Sunday, November 12, 2006

Give Me No Yellow Roses

When I came running up the steps of the senior entrance Friday night (I was a little late) one of the freshmen actors was being frog marched out the door. He was commanded in a harsh voice to turn three times to his right, spit, and curse. I asked what was going on.

My easygoing friend Ellen scowled and ground out, “He said the name of the Scottish play.”

I opened the door and wiped my boots on the worn rugs. Another of my friends, Erin, was glaring at the boy through the windowed panels of the door.

“God save me from the superstitions of theater people.” I mumbled as I headed to the auditorium.

Now don’t get me wrong, I’m as superstitious as the next person. I don’t walk under ladders or open umbrellas indoors. The breaking of a mirror and the sight of a crow send a shiver down my spine. But I swear theater people have two superstitions for every one of an average person. I can’t possibly believe them all. But there are some things I do out of respect for others’ superstitions—yeah it’s out of respect but it’s also so they don’t have an epileptic fit—like say break a leg or not say a certain name.

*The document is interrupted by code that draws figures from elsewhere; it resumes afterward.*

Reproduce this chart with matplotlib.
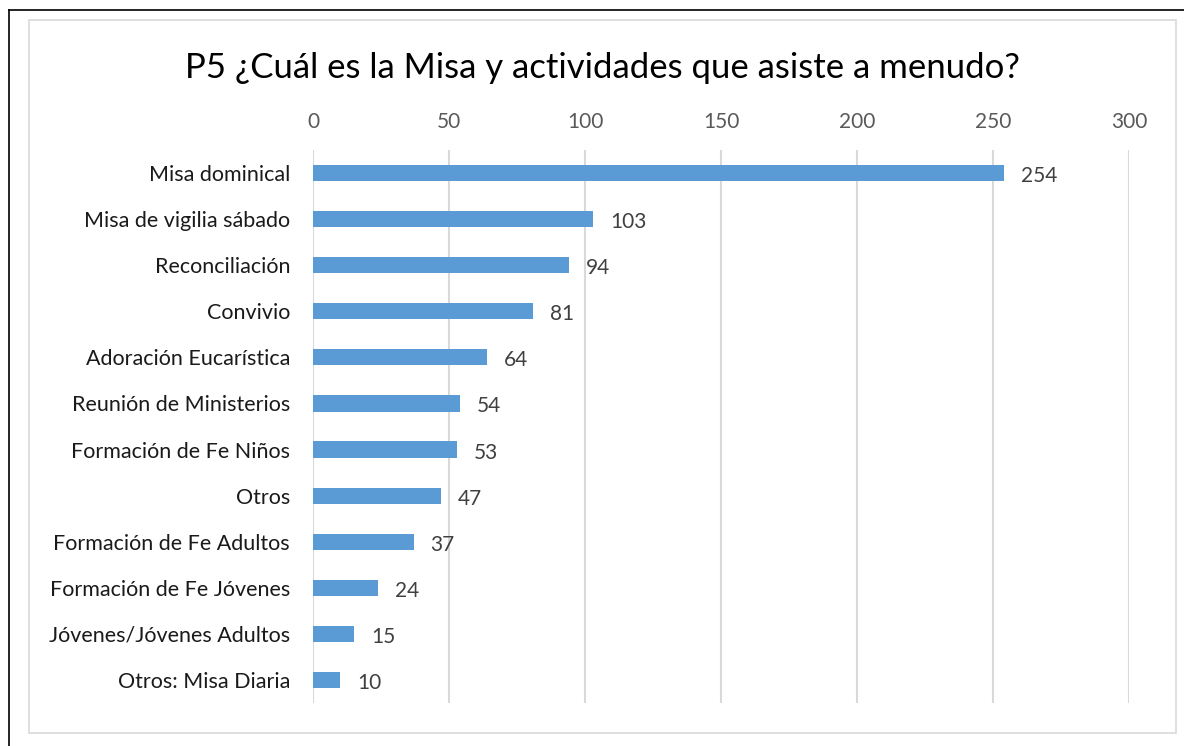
import matplotlib.pyplot as plt
from matplotlib.lines import Line2D
from matplotlib.patches import Rectangle

plt.rcParams['font.family'] = ['Lato', 'DejaVu Sans']

# Data
categories = [
    "Misa dominical", "Misa de vigilia sábado", "Reconciliación", "Convivio",
    "Adoración Eucarística", "Reunión de Ministerios", "Formación de Fe Niños",
    "Otros", "Formación de Fe Adultos", "Formación de Fe Jóvenes",
    "Jóvenes/Jóvenes Adultos", "Otros: Misa Diaria",
]
values = [254, 103, 94, 81, 64, 54, 53, 47, 37, 24, 15, 10]
x_ticks = [0, 50, 100, 150, 200, 250, 300]

W, H = 1184, 746
fig = plt.figure(figsize=(W / 100, H / 100), dpi=100)

# outer black frame (only left/top visible) and gray chart border
fig.add_artist(Line2D([9 / W, 9 / W], [0, 1 - 10 / H], color="black", lw=1.2))
fig.add_artist(Line2D([9 / W, 1], [1 - 10 / H, 1 - 10 / H], color="black", lw=1.2))
fig.add_artist(Rectangle((29 / W, 1 - 733 / H), (1176 - 29) / W, (733 - 20) / H,
                         fill=False, edgecolor="#D9D9D9", lw=1.2))

ax = fig.add_axes([313 / W, 1 - 703 / H, (1129 - 313) / W, (703 - 150) / H])
pos = list(range(len(categories)))
ax.barh(pos, values, height=0.35, color="#5B9BD5", zorder=3)
ax.set_ylim(len(categories) - 0.5, -0.5)
ax.set_xlim(0, 300)
ax.set_xticks(x_ticks)
ax.xaxis.tick_top()
ax.tick_params(axis="x", length=0, pad=13, labelsize=15, labelcolor="#595959")
ax.tick_params(axis="y", length=0, pad=16.5, labelsize=15.5, labelcolor="#1a1a1a")
ax.set_yticks(pos)
ax.set_yticklabels(categories)
ax.grid(axis="x", color="#D9D9D9", lw=1.5, zorder=0)
for s in ax.spines.values():
    s.set_visible(False)

for p, v in zip(pos, values):
    ax.annotate(str(v), (v, p), xytext=(17, -3), textcoords="offset pixels",
                va="center", ha="left", fontsize=15, color="#404040")

fig.text(602 / W, 1 - 68 / H, "P5 ¿Cuál es la Misa y actividades que asiste a menudo?",
         ha="center", va="center", fontsize=25, color="black")

fig.savefig("out.png", dpi=100)
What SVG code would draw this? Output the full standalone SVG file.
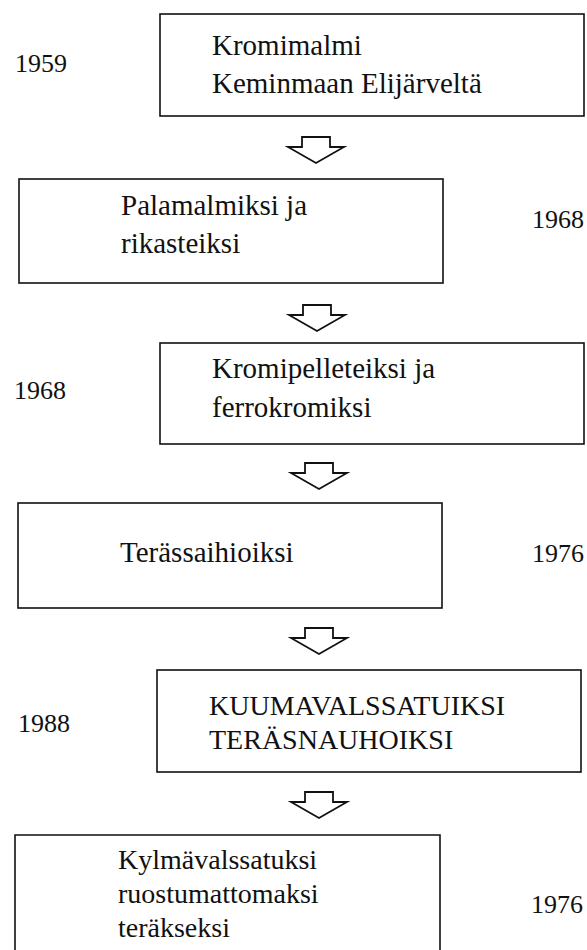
<svg xmlns="http://www.w3.org/2000/svg" width="587" height="950" viewBox="0 0 587 950">
<style>
.box{fill:#fff;stroke:#111;stroke-width:1.6}
.t{font-family:"Liberation Serif","Times New Roman",serif;font-size:29px;fill:#111}
.s{font-size:28px}
.y{font-family:"Liberation Serif","Times New Roman",serif;font-size:26px;fill:#111}
.arr{fill:#fff;stroke:#111;stroke-width:1.8;stroke-linejoin:miter}
</style>
<defs>
<path id="arrow" d="M-14,0 H14 V10 H28 L0,26 L-28,10 H-14 Z"/>
</defs>
<rect width="587" height="950" fill="#fff"/>
<g id="connectors">
<use href="#arrow" class="arr" x="316" y="137"/>
<use href="#arrow" class="arr" x="317" y="305"/>
<use href="#arrow" class="arr" x="319" y="463"/>
<use href="#arrow" class="arr" x="319" y="628"/>
<use href="#arrow" class="arr" x="319" y="792"/>
</g>
<g id="node1">
<rect class="box" x="160" y="14" width="424" height="102"/>
<text class="t" x="212" y="55">Kromimalmi</text>
<text class="t" x="212" y="93">Keminmaan Elijärveltä</text>
<text class="y" x="15" y="72">1959</text>
</g>
<g id="node2">
<rect class="box" x="19" y="179" width="424" height="104"/>
<text class="t" x="121" y="215">Palamalmiksi ja</text>
<text class="t" x="121" y="253">rikasteiksi</text>
<text class="y" x="532" y="228">1968</text>
</g>
<g id="node3">
<rect class="box" x="160" y="343" width="424" height="101"/>
<text class="t" x="212" y="378">Kromipelleteiksi ja</text>
<text class="t" x="212" y="417">ferrokromiksi</text>
<text class="y" x="14" y="399">1968</text>
</g>
<g id="node4">
<rect class="box" x="18" y="503" width="424" height="105"/>
<text class="t" x="120" y="562">Terässaihioiksi</text>
<text class="y" x="532" y="562">1976</text>
</g>
<g id="node5">
<rect class="box" x="157" y="670" width="424" height="102"/>
<text class="t s" x="209" y="715">KUUMAVALSSATUIKSI</text>
<text class="t s" x="209" y="749">TERÄSNAUHOIKSI</text>
<text class="y" x="18" y="732">1988</text>
</g>
<g id="node6">
<path class="box" d="M15,960 V835 H440 V960"/>
<text class="t s" x="118" y="869">Kylmävalssatuksi</text>
<text class="t s" x="118" y="903">ruostumattomaksi</text>
<text class="t s" x="118" y="937">teräkseksi</text>
<text class="y" x="531" y="913">1976</text>
</g>
</svg>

As I went backstage I heard veteran actors murmuring in agitation over the saying of that name. Apparently more than one person had been saying the M-word. A total of five people said it. Forgive me for my snipe, but they were all freshman. The upperclassmen were ready to slaughter the lot of them. It was clear people were spooked.

You are not supposed to say Macbeth in a theater. It’s fine everywhere else but you absolutely cannot say it in a theater. It curses a production. Well that and it pisses a lot of people off.

Like I said before I am not inclined to believe all the superstitions that run rampant through the theater, but sometimes things happen that make you believe. Before the show even began on Friday night a girl almost fell down the stairs and three people couldn’t find important articles of clothing. Not too uncommon but the night just kept getting worse.

When I went out on stage something just didn’t feel right. The atmosphere just felt off—a disturbance in the force if you will. Hanging out backstage, waiting to go on, Ashley dropped a can of hairspray on her foot making it bleed. Mikes kept crackling or not coming on at the right times. None of us felt that the numbers were as smooth; something always seemed to go wrong.

I evacuated to the greenroom, a kind of sanctuary for the actors waiting in the wings. Kelly, Grace, Emily, and I sat up there whispering about all the strange coincidences that had been going on since the unmentionable had been mentioned. Someone told me Robin had hurt her hand somehow, and that Ashley’s toe was actually broken. It seemed like the actors were getting mauled.

Then the Havana number came up. We were still sitting in the greenroom we heard the music go terribly wrong. Something had happened to the pit. For some reason they skipped an entire section of the score and flipped around different parts. We sat up in our chairs and looked at each other in horror. That had never happened before.

“It’s the Scottish Play,” one of the girls whispered in dread.

When I went back downstairs at intermission the tension was bubbling over and people were getting violent. A screaming match was going on between a few actors over a comment or two. The pit band skulked out, well aware that they were being blamed for Havana and the intense hatred glowing in the eyes of actors. That one actor that I had seen on entering the theater was being smacked repeatedly for placing the curse upon the production. Everyone was running out of room on the edge.

Solemn faced people began lining up for act two. It seemed we were conceding to the dead king. I must admit act two went far better than act one, but there were still too many hitches to be coincidental. Sometimes things just happen without a reason. But if some idiot has said the M-word in a theater during a production there’s a reason. If you don’t believe the superstition then believe a former nonbeliever.